start Provided data

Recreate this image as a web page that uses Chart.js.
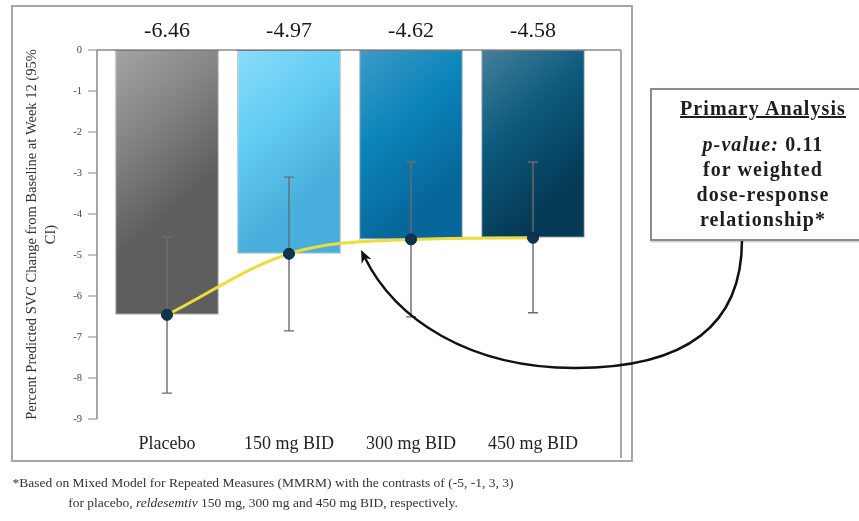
<!DOCTYPE html>
<html>
<head>
<meta charset="utf-8">
<script src="https://cdn.jsdelivr.net/npm/chart.js@4"></script>
<style>
  body { margin: 0; width: 859px; height: 521px; position: relative; overflow: hidden; background: #fff;
         font-family: "Liberation Serif", "Times New Roman", serif; }
  #frame { position: absolute; left: 11px; top: 5px; width: 618px; height: 453px; border: 2px solid #a6a6a6; }
  #wrap { position: absolute; left: 0; top: 0; width: 859px; height: 521px; }
  #box { position: absolute; left: 650px; top: 88px; width: 222px; height: 149px; border: 2px solid #8c8c8c;
         background: #fff; text-align: center; font-weight: bold; font-size: 20px; letter-spacing: 1.1px; color: #1e1e1e;
         box-shadow: 1px 1px 2px rgba(0,0,0,0.25); }
  #box .ttl { text-decoration: underline; margin-top: 5px; line-height: 26px; margin-bottom: 11px; }
  #box .ln { line-height: 25px; }
  #note { position: absolute; left: 0; width: 526px; top: 473px; text-align: center; font-size: 13.5px; line-height: 20px; color: #333; }
</style>
</head>
<body>
<div id="frame"></div>
<div id="wrap"><canvas id="chart" width="859" height="521"></canvas></div>
<div id="box">
  <div class="ttl">Primary Analysis</div>
  <div class="ln"><i>p-value:</i> 0.11</div>
  <div class="ln">for weighted</div>
  <div class="ln">dose-response</div>
  <div class="ln">relationship*</div>
</div>
<div id="note">*Based on Mixed Model for Repeated Measures (MMRM) with the contrasts of (-5, -1, 3, 3)<br>
for placebo, <i>reldesemtiv</i> 150 mg, 300 mg and 450 mg BID, respectively.</div>
<script>
var categories = ['Placebo', '150 mg BID', '300 mg BID', '450 mg BID'];
var meanChange = [-6.46, -4.97, -4.62, -4.58];
var ciLower = [-8.37, -6.85, -6.51, -6.41];
var ciUpper = [-4.56, -3.10, -2.73, -2.73];
var yMin = -9;
var yMax = 0;

// light -> mid -> dark, left to right
var barShades = [
  ['#a4a4a4', '#838383', '#5e5e5e'],
  ['#8adcf9', '#62ccf3', '#48aedb'],
  ['#3e9bc7', '#0b84ba', '#07679a'],
  ['#45809b', '#0c5a7d', '#053b57']
];

function barGradient(ctx) {
  const chart = ctx.chart;
  const i = ctx.dataIndex;
  const shades = barShades[i];
  if (!chart.chartArea || !chart.scales.x) return shades[1];
  const x = chart.scales.x.getPixelForValue(i);
  const top = chart.scales.y.getPixelForValue(0);
  const g = chart.ctx.createLinearGradient(x - 52, top, x + 52, top + 120);
  g.addColorStop(0, shades[0]);
  g.addColorStop(0.5, shades[1]);
  g.addColorStop(1, shades[2]);
  return g;
}

const decor = {
  id: 'decor',
  beforeDatasetsDraw(chart) {
    const c = chart.ctx;
    const y = chart.scales.y;
    const ax = chart.chartArea.left - 9;
    const y0 = y.getPixelForValue(0);
    c.save();
    c.strokeStyle = '#8a8a8a';
    c.lineWidth = 1.5;
    c.beginPath();
    // y axis line
    c.moveTo(ax, y0);
    c.lineTo(ax, y.getPixelForValue(yMin));
    // zero line across the plot
    c.moveTo(ax, y0);
    c.lineTo(621, y0);
    // right side of plot box
    c.moveTo(621, y0);
    c.lineTo(621, 458);
    c.stroke();
    c.lineWidth = 1.2;
    c.beginPath();
    for (let v = yMax; v >= yMin; v--) {
      const py = y.getPixelForValue(v);
      c.moveTo(ax - 9, py);
      c.lineTo(ax, py);
    }
    c.stroke();
    c.restore();
  },
  afterDatasetDraw(chart, args) {
    if (args.index !== 0) return;
    const c = chart.ctx;
    const x = chart.scales.x;
    const y = chart.scales.y;
    c.save();
    c.strokeStyle = '#6c6c6c';
    c.lineWidth = 1.4;
    for (let i = 0; i < categories.length; i++) {
      const px = x.getPixelForValue(i);
      const lo = y.getPixelForValue(ciLower[i]);
      const hi = y.getPixelForValue(ciUpper[i]);
      c.beginPath();
      c.moveTo(px, lo); c.lineTo(px, hi);
      c.moveTo(px - 5, lo); c.lineTo(px + 5, lo);
      c.moveTo(px - 5, hi); c.lineTo(px + 5, hi);
      c.stroke();
    }
    c.restore();
  },
  afterDraw(chart) {
    const c = chart.ctx;
    const x = chart.scales.x;
    c.save();
    // values above the bars
    c.fillStyle = '#1a1a1a';
    c.font = '22px "Liberation Serif", serif';
    c.textAlign = 'center';
    c.textBaseline = 'middle';
    for (let i = 0; i < categories.length; i++) {
      c.fillText(meanChange[i].toFixed(2), x.getPixelForValue(i), 31);
    }
    // curved arrow from the annotation box
    c.strokeStyle = '#111';
    c.lineWidth = 2.5;
    c.beginPath();
    c.moveTo(742, 240);
    c.bezierCurveTo(742, 330, 680, 368, 575, 368);
    c.bezierCurveTo(470, 368, 395, 320, 364, 256);
    c.stroke();
    const ang = Math.atan2(256 - 320, 364 - 395);
    const tipX = 361, tipY = 250;
    c.fillStyle = '#111';
    c.beginPath();
    c.moveTo(tipX, tipY);
    c.lineTo(tipX - 14 * Math.cos(ang - 0.4), tipY - 14 * Math.sin(ang - 0.4));
    c.lineTo(tipX - 9 * Math.cos(ang), tipY - 9 * Math.sin(ang));
    c.lineTo(tipX - 14 * Math.cos(ang + 0.4), tipY - 14 * Math.sin(ang + 0.4));
    c.closePath();
    c.fill();
    c.restore();
  }
};

new Chart(document.getElementById('chart'), {
  data: {
    labels: categories,
    datasets: [
      {
        type: 'bar',
        data: meanChange,
        backgroundColor: barGradient,
        borderColor: 'rgba(40,40,40,0.35)',
        borderWidth: 1,
        borderSkipped: false,
        barPercentage: 0.85,
        categoryPercentage: 1,
        order: 1
      },
      {
        type: 'line',
        data: meanChange,
        borderColor: '#efdc3c',
        borderWidth: 3,
        cubicInterpolationMode: 'monotone',
        pointRadius: 5.5,
        pointBackgroundColor: '#0d3550',
        pointBorderColor: '#0a2a40',
        pointBorderWidth: 1,
        order: 0
      }
    ]
  },
  options: {
    responsive: false,
    animation: false,
    layout: { padding: { left: 10, top: 50, right: 265, bottom: 62 } },
    plugins: { legend: { display: false }, tooltip: { enabled: false } },
    scales: {
      x: {
        grid: { display: false, drawTicks: false },
        border: { display: false },
        ticks: { color: '#222', padding: 14, font: { family: '"Liberation Serif", serif', size: 18 } },
        afterFit(scale) { scale.height = 40; }
      },
      y: {
        min: yMin,
        max: yMax,
        grid: { display: false, drawTicks: false },
        border: { display: false },
        ticks: { stepSize: 1, color: '#444', padding: 24, font: { family: '"Liberation Serif", serif', size: 10.5 } },
        title: {
          display: true,
          text: ['Percent Predicted SVC Change from Baseline at Week 12 (95%', 'CI)'],
          color: '#333',
          padding: { top: 12.5, bottom: 0 },
          font: { family: '"Liberation Serif", serif', size: 14.5, lineHeight: 1.3 }
        },
        afterFit(scale) { scale.width = 96; }
      }
    }
  },
  plugins: [decor]
});
</script>
</body>
</html>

end Provided data

From the material above, copy everything exactly but the pictures.

Recreate this image as a web page that uses Chart.js.
<!DOCTYPE html>
<html>
<head>
<meta charset="utf-8">
<script src="https://cdn.jsdelivr.net/npm/chart.js@4"></script>
<style>
  body { margin: 0; width: 859px; height: 521px; position: relative; overflow: hidden; background: #fff;
         font-family: "Liberation Serif", "Times New Roman", serif; }
  #frame { position: absolute; left: 11px; top: 5px; width: 618px; height: 453px; border: 2px solid #a6a6a6; }
  #wrap { position: absolute; left: 0; top: 0; width: 859px; height: 521px; }
  #box { position: absolute; left: 650px; top: 88px; width: 222px; height: 149px; border: 2px solid #8c8c8c;
         background: #fff; text-align: center; font-weight: bold; font-size: 20px; letter-spacing: 1.1px; color: #1e1e1e;
         box-shadow: 1px 1px 2px rgba(0,0,0,0.25); }
  #box .ttl { text-decoration: underline; margin-top: 5px; line-height: 26px; margin-bottom: 11px; }
  #box .ln { line-height: 25px; }
  #note { position: absolute; left: 0; width: 526px; top: 473px; text-align: center; font-size: 13.5px; line-height: 20px; color: #333; }
</style>
</head>
<body>
<div id="frame"></div>
<div id="wrap"><canvas id="chart" width="859" height="521"></canvas></div>
<div id="box">
  <div class="ttl">Primary Analysis</div>
  <div class="ln"><i>p-value:</i> 0.11</div>
  <div class="ln">for weighted</div>
  <div class="ln">dose-response</div>
  <div class="ln">relationship*</div>
</div>
<div id="note">*Based on Mixed Model for Repeated Measures (MMRM) with the contrasts of (-5, -1, 3, 3)<br>
for placebo, <i>reldesemtiv</i> 150 mg, 300 mg and 450 mg BID, respectively.</div>
<script>
var categories = ['Placebo', '150 mg BID', '300 mg BID', '450 mg BID'];
var meanChange = [-6.46, -4.97, -4.62, -4.58];
var ciLower = [-8.37, -6.85, -6.51, -6.41];
var ciUpper = [-4.56, -3.10, -2.73, -2.73];
var yMin = -9;
var yMax = 0;

// light -> mid -> dark, left to right
var barShades = [
  ['#a4a4a4', '#838383', '#5e5e5e'],
  ['#8adcf9', '#62ccf3', '#48aedb'],
  ['#3e9bc7', '#0b84ba', '#07679a'],
  ['#45809b', '#0c5a7d', '#053b57']
];

function barGradient(ctx) {
  const chart = ctx.chart;
  const i = ctx.dataIndex;
  const shades = barShades[i];
  if (!chart.chartArea || !chart.scales.x) return shades[1];
  const x = chart.scales.x.getPixelForValue(i);
  const top = chart.scales.y.getPixelForValue(0);
  const g = chart.ctx.createLinearGradient(x - 52, top, x + 52, top + 120);
  g.addColorStop(0, shades[0]);
  g.addColorStop(0.5, shades[1]);
  g.addColorStop(1, shades[2]);
  return g;
}

const decor = {
  id: 'decor',
  beforeDatasetsDraw(chart) {
    const c = chart.ctx;
    const y = chart.scales.y;
    const ax = chart.chartArea.left - 9;
    const y0 = y.getPixelForValue(0);
    c.save();
    c.strokeStyle = '#8a8a8a';
    c.lineWidth = 1.5;
    c.beginPath();
    // y axis line
    c.moveTo(ax, y0);
    c.lineTo(ax, y.getPixelForValue(yMin));
    // zero line across the plot
    c.moveTo(ax, y0);
    c.lineTo(621, y0);
    // right side of plot box
    c.moveTo(621, y0);
    c.lineTo(621, 458);
    c.stroke();
    c.lineWidth = 1.2;
    c.beginPath();
    for (let v = yMax; v >= yMin; v--) {
      const py = y.getPixelForValue(v);
      c.moveTo(ax - 9, py);
      c.lineTo(ax, py);
    }
    c.stroke();
    c.restore();
  },
  afterDatasetDraw(chart, args) {
    if (args.index !== 0) return;
    const c = chart.ctx;
    const x = chart.scales.x;
    const y = chart.scales.y;
    c.save();
    c.strokeStyle = '#6c6c6c';
    c.lineWidth = 1.4;
    for (let i = 0; i < categories.length; i++) {
      const px = x.getPixelForValue(i);
      const lo = y.getPixelForValue(ciLower[i]);
      const hi = y.getPixelForValue(ciUpper[i]);
      c.beginPath();
      c.moveTo(px, lo); c.lineTo(px, hi);
      c.moveTo(px - 5, lo); c.lineTo(px + 5, lo);
      c.moveTo(px - 5, hi); c.lineTo(px + 5, hi);
      c.stroke();
    }
    c.restore();
  },
  afterDraw(chart) {
    const c = chart.ctx;
    const x = chart.scales.x;
    c.save();
    // values above the bars
    c.fillStyle = '#1a1a1a';
    c.font = '22px "Liberation Serif", serif';
    c.textAlign = 'center';
    c.textBaseline = 'middle';
    for (let i = 0; i < categories.length; i++) {
      c.fillText(meanChange[i].toFixed(2), x.getPixelForValue(i), 31);
    }
    // curved arrow from the annotation box
    c.strokeStyle = '#111';
    c.lineWidth = 2.5;
    c.beginPath();
    c.moveTo(742, 240);
    c.bezierCurveTo(742, 330, 680, 368, 575, 368);
    c.bezierCurveTo(470, 368, 395, 320, 364, 256);
    c.stroke();
    const ang = Math.atan2(256 - 320, 364 - 395);
    const tipX = 361, tipY = 250;
    c.fillStyle = '#111';
    c.beginPath();
    c.moveTo(tipX, tipY);
    c.lineTo(tipX - 14 * Math.cos(ang - 0.4), tipY - 14 * Math.sin(ang - 0.4));
    c.lineTo(tipX - 9 * Math.cos(ang), tipY - 9 * Math.sin(ang));
    c.lineTo(tipX - 14 * Math.cos(ang + 0.4), tipY - 14 * Math.sin(ang + 0.4));
    c.closePath();
    c.fill();
    c.restore();
  }
};

new Chart(document.getElementById('chart'), {
  data: {
    labels: categories,
    datasets: [
      {
        type: 'bar',
        data: meanChange,
        backgroundColor: barGradient,
        borderColor: 'rgba(40,40,40,0.35)',
        borderWidth: 1,
        borderSkipped: false,
        barPercentage: 0.85,
        categoryPercentage: 1,
        order: 1
      },
      {
        type: 'line',
        data: meanChange,
        borderColor: '#efdc3c',
        borderWidth: 3,
        cubicInterpolationMode: 'monotone',
        pointRadius: 5.5,
        pointBackgroundColor: '#0d3550',
        pointBorderColor: '#0a2a40',
        pointBorderWidth: 1,
        order: 0
      }
    ]
  },
  options: {
    responsive: false,
    animation: false,
    layout: { padding: { left: 10, top: 50, right: 265, bottom: 62 } },
    plugins: { legend: { display: false }, tooltip: { enabled: false } },
    scales: {
      x: {
        grid: { display: false, drawTicks: false },
        border: { display: false },
        ticks: { color: '#222', padding: 14, font: { family: '"Liberation Serif", serif', size: 18 } },
        afterFit(scale) { scale.height = 40; }
      },
      y: {
        min: yMin,
        max: yMax,
        grid: { display: false, drawTicks: false },
        border: { display: false },
        ticks: { stepSize: 1, color: '#444', padding: 24, font: { family: '"Liberation Serif", serif', size: 10.5 } },
        title: {
          display: true,
          text: ['Percent Predicted SVC Change from Baseline at Week 12 (95%', 'CI)'],
          color: '#333',
          padding: { top: 12.5, bottom: 0 },
          font: { family: '"Liberation Serif", serif', size: 14.5, lineHeight: 1.3 }
        },
        afterFit(scale) { scale.width = 96; }
      }
    }
  },
  plugins: [decor]
});
</script>
</body>
</html>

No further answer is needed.